The OA received several contrasting comments and opinions among the experts. While I personally loved it, I can understand that the critics might be a little reluctant in showing appreciation when it is a little hard to see through, a little deeper, a story that makes no sense to the Western culture. Moreover, both plot and style are entwined, the story pops like a bubble during the season finale, leaving the spectators speechless, and those charming dance moves are definitely not accepted, or simply not understood, by many: too spiritual, too superficial, too …stupid.
As always, when a TV series catches my eye (I mean, literally), it is because of something they say, a song from the soundtrack or some other features I can relate to, easily. It is in the very first episode that the protagonist, the OA, says “It’s not really a measure of mental health to be well-adjusted in a society that’s very sick,” referring to an outburst of violence of one of her friends. For instance, violence, pain, isolation and trauma, not only suffered by the OA, but by other people as well (spectators too?) seem to be the “leitmotivs” of the whole story, making it more relatable to a more general public, well at least more to me. When you’re trained to find allegories, symbols, metaphors, (I was a student of literature for a long time, after all!) it is a little easier to go further, to look for what is hidden behind the written words because the author might have wanted to say something, although not explicitly. What I wanted to see in this case is how, by using scenes that to most are normal fiction-based images, a message of freedom, an open door from isolation, had to be cautiously portrayed: the last episode is about high school students getting assaulted while trapped in their glass-walled cafeteria, just like Prairie -the OA, was trapped in her blindness first, and glass-walled cage later. Her story, whether made up -as they want us to believe-, or not, got her through her own imprisonment, until she freed herself and the students, by teaching them a sense of community, sharing what I interpreted as ancient traditions, made of dance moves and spiritual calling: “I survived because I wasn’t alone”. (Damn, I am screwed.)

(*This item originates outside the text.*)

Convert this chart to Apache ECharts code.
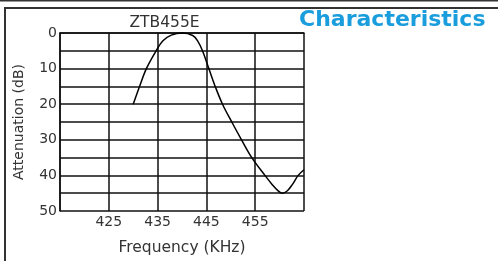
<!DOCTYPE html>
<html><head><meta charset="utf-8">
<script src="https://cdn.jsdelivr.net/npm/echarts@6/dist/echarts.min.js"></script>
<style>html,body{margin:0;padding:0;background:#fff}#c{width:498px;height:261px}</style>
</head><body><div id="c"></div>
<script>
const freq = [430, 431.3, 432.7, 434.7, 436.1, 437.8, 440.1, 442.2, 443.2, 444.2, 445.5, 446.8, 448.3, 450.2, 452.2, 454.3, 457.0, 458.5, 459.6, 460.6, 461.6, 462.6, 463.8, 465];
const atten = [20, 15, 10, 5, 2.2, 0.6, 0, 0.7, 2.2, 5, 10, 15, 20, 25, 30, 35, 40, 42.6, 44.2, 45, 44.3, 42.6, 40, 38.4];
const xTickLabels = [425, 435, 445, 455];
const yTickLabels = [0, 10, 20, 30, 40, 50];
const chartTitle = 'ZTB455E';
const heading = 'Characteristics';
const xName = 'Frequency (KHz)';
const yName = 'Attenuation (dB)';

const font = 'DejaVu Sans';
const chart = echarts.init(document.getElementById('c'), null, {renderer: 'canvas'});
const gridLine = {show: true, lineStyle: {color: '#111', width: 1.5}};
chart.setOption({
  animation: false,
  grid: {left: 60, top: 33, width: 244, height: 186, containLabel: false},
  xAxis: {
    type: 'value', min: 415, max: 465, interval: 10,
    name: xName, nameLocation: 'middle', nameGap: 29,
    nameTextStyle: {fontFamily: font, fontSize: 15.5, color: '#333'},
    axisLine: {show: true, lineStyle: {color: '#111', width: 1.5}},
    axisTick: {show: false},
    splitLine: gridLine,
    axisLabel: {fontFamily: font, fontSize: 14, color: '#333', margin: 4,
      formatter: v => xTickLabels.includes(Math.round(v)) ? String(Math.round(v)) : ''}
  },
  yAxis: {
    type: 'value', min: 0, max: 50, interval: 5, inverse: true,
    name: yName, nameLocation: 'middle', nameGap: 34, nameRotate: 90,
    nameTextStyle: {fontFamily: font, fontSize: 14, color: '#333'},
    axisLine: {show: true, lineStyle: {color: '#111', width: 1.5}},
    axisTick: {show: false},
    splitLine: gridLine,
    axisLabel: {fontFamily: font, fontSize: 14, color: '#333', margin: 3,
      formatter: v => yTickLabels.includes(Math.round(v)) ? String(Math.round(v)) : ''}
  },
  series: [{
    type: 'line', data: freq.map((f, i) => [f, atten[i]]),
    smooth: 0.35, showSymbol: false, clip: false,
    lineStyle: {color: '#000', width: 1.5}
  }],
  graphic: [
    {type: 'line', shape: {x1: 0, y1: 0.5, x2: 498, y2: 0.5}, style: {stroke: '#333', lineWidth: 2}},
    {type: 'line', shape: {x1: 4, y1: 8, x2: 498, y2: 8}, style: {stroke: '#333', lineWidth: 2}},
    {type: 'line', shape: {x1: 5, y1: 7, x2: 5, y2: 261}, style: {stroke: '#333', lineWidth: 2}},
    {type: 'text', x: 164.5, y: 23, style: {text: chartTitle, font: '15.5px "DejaVu Sans"', fill: '#333', textAlign: 'center', textVerticalAlign: 'middle'}},
    {type: 'text', left: 299, top: 9, style: {text: heading, font: 'bold 22px "DejaVu Sans"', fill: '#1a9ddc'}}
  ]
});
</script></body></html>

That was the moment when I opened my eyes. Social isolation is real. When a person starts avoiding social interaction well, as they say, the “shit has hit the fan”, but being an introvert, it may not be as clear as it should be. Have you ever stopped to think about this? Have you ever had a friend denying offers to go out, even to just have coffee and not necessarily to go partying all night long? Have you ever thought of a friend “what a bitch” for canceling last minute on you? Have you? Do not feel bad (yet). It’s ok. As far as you’re concerned, it is not a big deal. When does this go from “not being in the mood” to isolation? When this denial, this resistance, this rejection of interaction persists for a longer time than usual, and it is well often a consequence of a period spent in a depressive state, sometimes caused by a sense of shame, or low self-worth (rings a bell!). What many do not understand is that there are several factors that can impair social skills leading to isolation, and it is not always by choice.
Prairie survived because she was not alone. When you spend most of your time all by yourself though, you get used to be alone. It only takes time to realize that eventually being alone sucks. You start avoiding not only social interaction but professional events as well. You make up excuses and you miss that chance to meet new people, new opportunities, turning your isolation into a vicious circle of worthlessness. You register to be a reporter for a cultural festival where you really want to interview people who are successful, who made of their passions their job, and their daily inspiration, to potentially stumble upon people you used to know, to breathe fresh air and walk down the crowded roads of the historical center of a town -that you used to know, but -you- are no longer who you used to know or used to be. You choose your aloneness over opportunity. You choose vacuum over fullness. Withdrawal over moving forward. You choose to let go even of all those things you may want to keep…
I watched The OA when something was coming down the pike but it was not so evident yet. Not to me, even less to others. It definitely takes a while for me to digest things, and this took almost a year, but in my defense I can say that… well, no need to defend myself. These days, everybody is focusing on mental health, depression, suicidal thoughts, suicide attempts and actual successful performances. It is not that common to hear someone talk about isolation and alienation, when I believe it is actually part of the same game. While missing all the events and the various opportunity I may have, I did not want to miss the chance to talk about it. Even if not in person, not to someone, and not actually -talking-!
Genre: they want to call it “science fiction, supernatural drama”
Created by: Brit Marling, Zal Batmanglij
Starring: Brit Marling, Emory Cohen, Scott Wilson, Phyllis Smith, Alice Krige, Patrick Gibson, Brendan Meyer
Watched on: Netflix
One Season, Eight Episodes binge watched in: One day.
A Russian blind special girl gets adopted by an elderly American couple. They rename her Prairie. When she turns 20 she runs away from home to go to NYC because she believes her dreams showing her father looking for her in the city. She lives homeless for a while playing the violin on the streets, with a song her father taught her when she was a child hoping he would come to her. Instead she catches the attention of a doctor who offers her a place to stay if she agrees to be a part of a research about NDE, near death experiences. She leaves with him but he keeps her into a glass walled cage in the basement of his house. For seven years, she is held captive with four other people while being drowned and revived many times. They do not realize this is happening until she teaches each one of the prisoners a move to a five part dance ritual that can help open a portal to bring people back to life or heal them. Once the doctor has proof there is life after death he gets rid of Prairie, and she finds herself stranded somewhere. Her adoptive parents recognize her and take her back home. She does not socialize much, but she befriends some high schoolers with troubled backgrounds and convinces them to meet so she can tell them her story. Here she starts calling herself the OA, the Original Angel, and she begins teaching them the dance movements so she can open the portal and save the remaining prisoners. One day there is a shooting at the high school. While the disciples do the dance moves, the OA gets shot and the season ends with a collection of books the police found under her bed with titles referring to her story, making it all appear to be made up. Like I said, alienation/isolation and trauma seem to be the foundation of this story where, in order to understand, you have to believe reality is not what it looks like. Your mind has to be wide open, your mentality has to be flexible, believe it or not, this may be just another version of the truth, a multi-faceted reality nobody knows at its whole. Crazy? Maybe. Trustworthy? Possibly. Fascinating? Definitely.